Change: Pants, PubMed & Patron Expectations

Thank you for your comments and Krafty Librarian's mention about the PubMed Discovery Initiative post. Since then there have been a number of new RSS subscriptions (welcome all!) and a fair amount of web traffic due to that particular entry, so I wanted to mention that I do have a Creative Commons license here. You are welcome to copy, distribute and transmit any of my work here as long as you link back to whatever post it came from in your work. Drop me a comment if you'd like, I love to see what others are thinking. Keep asking so that we may understand, keep sharing so that we may learn.

This blog is still the first Google result for Quizno's I fear change commerical from my April 2008 post. I still love the 'I fear change and will keep my bushes!' reaction to pants, it is often on my mind when I come across resistance to change now. I hadn't reread the post for a while, but my thoughts there are relevant once more when it comes to these current changes in PubMed:

Resistance to change, however, is an undeniable part of human nature that is most successfully overcome through extreme patience, persistence and education in conjunction with assessing user information needs (before, during & after) to determine the proposed changes will/are actually work(ing).

From my very limited time in the field I've observed that many medical librarians have persistence bordering on the obsessive (I'm guilty of this), a very large amount of patience for our patrons, not quite so much patience for one another, and little to no patience when it comes to the electronic tools of our trade not looking or working the way we have come to expect & rely upon them to be. Show of hands for those who pitched a fit when Delicious changed overnight this July, for example? How about the new Facebook profile layout during the same timeframe?

These social bookmarking and networking sites aren't even close to the heart of medical librarianship online tools; PubMed is the core and it has had a number of changes that directly affect our search results and the navigability of the database.

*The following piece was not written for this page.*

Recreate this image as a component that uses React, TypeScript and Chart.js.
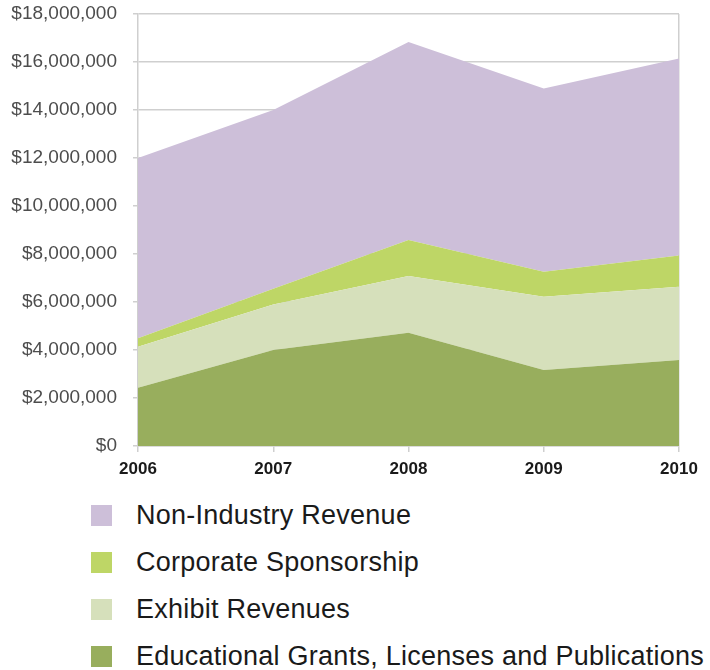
import React, { useEffect, useRef } from 'react';
import { Chart, registerables } from 'chart.js';
Chart.register(...registerables);

const years = ['2006', '2007', '2008', '2009', '2010'];
const educational = [2430000, 4000000, 4720000, 3170000, 3580000];
const exhibit = [1710000, 1900000, 2360000, 3050000, 3060000];
const corporate = [350000, 650000, 1500000, 1040000, 1300000];
const nonIndustry = [7510000, 7450000, 8250000, 7640000, 8210000];

const seriesNames = [
  'Educational Grants, Licenses and Publications',
  'Exhibit Revenues',
  'Corporate Sponsorship',
  'Non-Industry Revenue',
];
const seriesColors = ['#98ae5d', '#d6e0bb', '#bed666', '#cdbfd9'];
const seriesData = [educational, exhibit, corporate, nonIndustry];

const FONT = '"Liberation Sans", Arial, Helvetica, sans-serif';

export default function App() {
  const ref = useRef<HTMLCanvasElement>(null);

  useEffect(() => {
    if (!ref.current) return;
    const chart = new Chart(ref.current, {
      type: 'line',
      data: {
        labels: years,
        datasets: seriesNames.map((name, i) => ({
          label: name,
          data: seriesData[i],
          backgroundColor: seriesColors[i],
          borderColor: seriesColors[i],
          borderWidth: 0,
          pointRadius: 0,
          tension: 0,
          fill: i === 0 ? 'origin' : '-1',
        })),
      },
      options: {
        animation: false,
        responsive: false,
        maintainAspectRatio: false,
        layout: { padding: { top: 14, right: 31, left: 0, bottom: 0 } },
        plugins: { legend: { display: false }, tooltip: { enabled: false } },
        scales: {
          x: {
            offset: false,
            grid: {
              color: (ctx: any) => (ctx.index === years.length - 1 ? '#cfcfcf' : 'rgba(0,0,0,0)'),
              tickColor: '#cfcfcf',
              tickLength: 6,
              lineWidth: 1.5,
            },
            border: { color: '#cfcfcf', width: 1.5 },
            ticks: {
              color: '#1a1a1a',
              font: { family: FONT, size: 17, weight: 'bold' },
              padding: 7,
              maxRotation: 0,
            },
            afterFit: (s: any) => { s.height = 34; },
          },
          y: {
            stacked: true,
            min: 0,
            max: 18000000,
            grid: { color: '#cfcfcf', lineWidth: 1.5, tickLength: 5, tickColor: '#cfcfcf' },
            border: { color: '#cfcfcf', width: 1.5 },
            ticks: {
              stepSize: 2000000,
              color: '#4d4d4d',
              padding: 16,
              font: { family: FONT, size: 19 },
              callback: (v: any) => '$' + Number(v).toLocaleString('en-US'),
            },
            afterFit: (s: any) => { s.width = 138; s.paddingTop = 0; s.paddingBottom = 0; },
          },
        },
      },
    });
    return () => chart.destroy();
  }, []);

  const legendOrder = [3, 2, 1, 0];

  return (
    <div style={{ position: 'absolute', left: 0, top: 0, width: 710, height: 670, background: '#fff' }}>
      <canvas ref={ref} width={710} height={480} style={{ display: 'block', width: 710, height: 480 }} />
      {legendOrder.map((si, row) => (
        <div
          key={si}
          style={{
            position: 'absolute',
            left: 91,
            top: 504 + row * 47,
            height: 22,
            display: 'flex',
            alignItems: 'center',
            whiteSpace: 'nowrap',
          }}
        >
          <div style={{ width: 21, height: 21, background: seriesColors[si], marginRight: 24 }} />
          <span style={{ fontFamily: FONT, fontSize: 27, letterSpacing: '0.25px', color: '#1a1a1a', lineHeight: '22px' }}>
            {seriesNames[si]}
          </span>
        </div>
      ))}
    </div>
  );
}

No wonder there is so much chatter on MEDLIB-L and other venues about it!

We have come a long way in 11 years though. There once was a cost per query ranging from $2-$4 depending upon the amount of information retrieved and time it took to do so by using Grateful Med to interface with the MEDical Literature Analysis and Retrieval System (MEDLARS) databases. (source) The title (bold mine) of the article reflects the time: Sikorski R, Peters R. Medical literature made easy. Querying databases on the internet. JAMA. 1997 Mar 26;277(12):959-60. I don't think any of us would consider that 'made easy' with our expectations regarding PubMed today, free full text wasn't an option!

What of the role of education in these changes? I already mentioned how, from my perspective, the Discovery Initiative background behind the changes in PubMed wasn't communicated clearly. Medical librarians frequently serve as educators for our users and our webpage tutorials, Camtasia recordings and classes about PubMed have already needed revision regarding the automatic term mapping (ATM), and will again where tabs are concerned per the PubMed Technical Bulletin on November 14, 2008

PubMed Advanced Search will soon no longer be a beta site. It is now the place to go to use features such as field searching and limits. In the near future the tabs for Limits, Preview/Index, History, Clipboard, and Details will be removed from the basic PubMed pages. History, Limits, Index of Fields, and a link to Details are available from the Advanced Search screen.
What about needs assessment? Changes have been and will continue to be made based on the data gathered from over 3 million searches a day, but I don't know the answer to what the results are from PubMed's needs assessment or usability testing studies. Direct feedback from users is a closed loop: web forms and emails are submitted but we as users do not know what happens next from what we send in although we are encouraged to do so. Sometimes we receive a response back that doesn't seem to address what we said, sometimes we receive no response at all.

It may be too radical and soon to cast an eye to some of the Web 2.0 tactics of transparency in change the upcoming administration is utilizing on the web for feedback, such as the first popular Open for Questions. 10,000 questions posted by change.gov visitors were ranked up or down one million times by over 20,000 people and some of the most popular ones received a direct answer for all to see. How could something similar be used to transparently offer a communication and feedback venue about what is important to all PubMed users, not solely medical librarians but all of the multiple populations that use it?